Indeed, in the urban centres of Pakistan many people, across the age spectrum are expressing their support for this reality. Some have read the PTI’s manifesto, many haven’t. But they’re hoping that Imran Khan will deliver guidance in governance, just as he did on the cricket field. This means that Sharif is finding a deep challenge in his stomping grounds. Across Lahore there is evidence that longtime former supporters of the PML-N aren’t going to vote for him. “I’m going to vote for Imran Khan,” said a businessman who didn’t want to be named.

“But I’m going to walk into my polling station announcing that I’m voting for Nawaz Sharif.” In Lahore on Thursday evening, the last day for rallying before today’s elections, people thronged on Mall Road, and around Liberty Market, the city’s commercial areas. Mothers came with their children dressed in their preferred party colours, many of them showing off the PTI’s red, white and green.

“I’m so excited. It was so much fun to see so many people all looking forward to a change,” said Moosa Baksh, a 21-year-old architecture student who joined the Liberty Market crowd with his friends. Asked what he’d feel if Imran Khan didn’t win. “I’ll be really sad,” he said.

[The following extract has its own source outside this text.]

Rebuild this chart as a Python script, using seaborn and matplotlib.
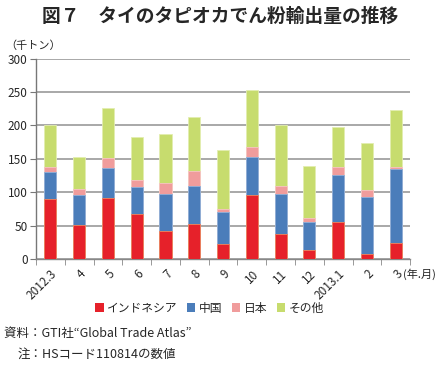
import pandas as pd
import matplotlib.pyplot as plt
import seaborn as sns
from matplotlib.patches import Patch

# data (thousand tons)
months = ['2012.3', '4', '5', '6', '7', '8', '9', '10', '11', '12', '2013.1', '2', '3']
indonesia = [89.5, 50.5, 91, 67, 42.5, 52, 22.5, 95.5, 37.5, 13.5, 55, 8, 24.5]
china = [41, 46, 45, 40.5, 55, 57, 48.5, 57, 59.5, 42, 70.5, 84.5, 110]
japan = [6.5, 8.5, 14.5, 10.5, 16, 22.5, 4.5, 14.5, 12, 5.5, 11.5, 11, 3]
other = [64, 48, 76, 64, 73.5, 80.5, 88, 86.5, 92, 78, 60.5, 70.5, 86]
series_names = ['インドネシア', '中国', '日本', 'その他']
colors = ['#E6212A', '#4B7DBA', '#F09C9C', '#C7DC6E']
edges = ['#F2845A', '#8FB0DA', '#F7C4C4', '#E3EEB0']

sns.set_style('white')
plt.rcParams['font.family'] = ['Noto Sans CJK JP', 'DejaVu Sans']

df = pd.DataFrame({'month': months, 'インドネシア': indonesia, '中国': china,
                   '日本': japan, 'その他': other})
# cumulative totals for the stacked look
cum = df[series_names].cumsum(axis=1)

fig = plt.figure(figsize=(4.41, 3.72), dpi=100)
ax = fig.add_axes([0.0816, 0.3038, 0.8484, 0.5389])

# draw from the top segment down so the lower ones cover the rest
for name, c, e in reversed(list(zip(series_names, colors, edges))):
    sns.barplot(x=df['month'], y=cum[name], color=c, width=0.42,
                edgecolor=e, linewidth=0.6, saturation=1, ax=ax, zorder=3)

ax.set_ylim(0, 300)
ax.set_xlim(-0.5, 12.5)
ax.set_yticks(range(0, 301, 50))
ax.yaxis.grid(True, color='#9a9a9a', linewidth=1.2, zorder=0)
ax.set_axisbelow(True)
ax.set_xlabel('')
ax.set_ylabel('')

for s in ['top', 'right']:
    ax.spines[s].set_visible(False)
ax.spines['left'].set_color('#777777')
ax.spines['bottom'].set_color('#888888')
ax.spines['left'].set_linewidth(1.0)
ax.spines['bottom'].set_linewidth(1.0)

ax.tick_params(axis='y', left=True, length=4, color='#777777', labelsize=8.5, pad=2)
ax.set_xticks(range(len(months)))
ax.set_xticklabels(months, rotation=45, ha='right', rotation_mode='anchor', fontsize=8.5)
ax.tick_params(axis='x', which='major', length=0, pad=6)
ax.set_xticks([i + 0.5 for i in range(-1, len(months))], minor=True)
ax.tick_params(axis='x', which='minor', bottom=True, length=4, color='#888888')

fig.text(0.5, 0.955, '図７　タイのタピオカでん粉輸出量の推移', ha='center', va='center',
         fontsize=13.5, fontweight='bold')
fig.text(0.012, 0.878, '（千トン）', ha='left', va='center', fontsize=8)
fig.text(0.913, 0.262, '(年.月)', ha='left', va='center', fontsize=8)

handles = [Patch(facecolor=c, edgecolor='none') for c in colors]
fig.legend(handles, series_names, loc='center', bbox_to_anchor=(0.475, 0.172), ncol=4,
           frameon=False, fontsize=8.5, handlelength=0.7, handleheight=0.7,
           handletextpad=0.3, columnspacing=0.8)

fig.text(0.01, 0.103, '資料：GTI社“Global Trade Atlas”', ha='left', va='center', fontsize=9)
fig.text(0.04, 0.047, '注：HSコード110814の数値', ha='left', va='center', fontsize=9)

fig.savefig('out.png', dpi=100)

There is also a sense that Imran Khan’s superstar status is helping get women out of their homes and into the polling stations.

“In a lot of our families many of the husbands are voting for Nawaz Sharif and our wives are voting for Imran Khan,” said Mian Raza Mansha, a prominent Pakistani businessman. “I’ve heard a lot of men saying they’re going to try and prevent their wives from going to the polling stations,” he laughed. With so much focus on Pakistan’s big cities, it is unclear what the mood in Pakistan’s rural areas is, where a majority of the electorate lives.

Voters tied as serfs to their landowners have traditionally voted for their caste and biradari. PTI, with no links to the biradari system has promised to break that hold. In the cities there a sense of a newly mobilized voting class that has long been enfranchised to vote but has not felt compelled to make it to a polling station on elections day. Outside a polling station where workers were setting up the booths, three men sat outside discussing the potential election results.

“It’s going to be a hung parliament,” said Omar Farooq, 48, an electrician. “I’ve been listening to the radio all morning. ” “Nonsense,” said his friend, Asif Ali, 36. “It’s going to be an Imran Khan sweep. He’s going to take the entire country.”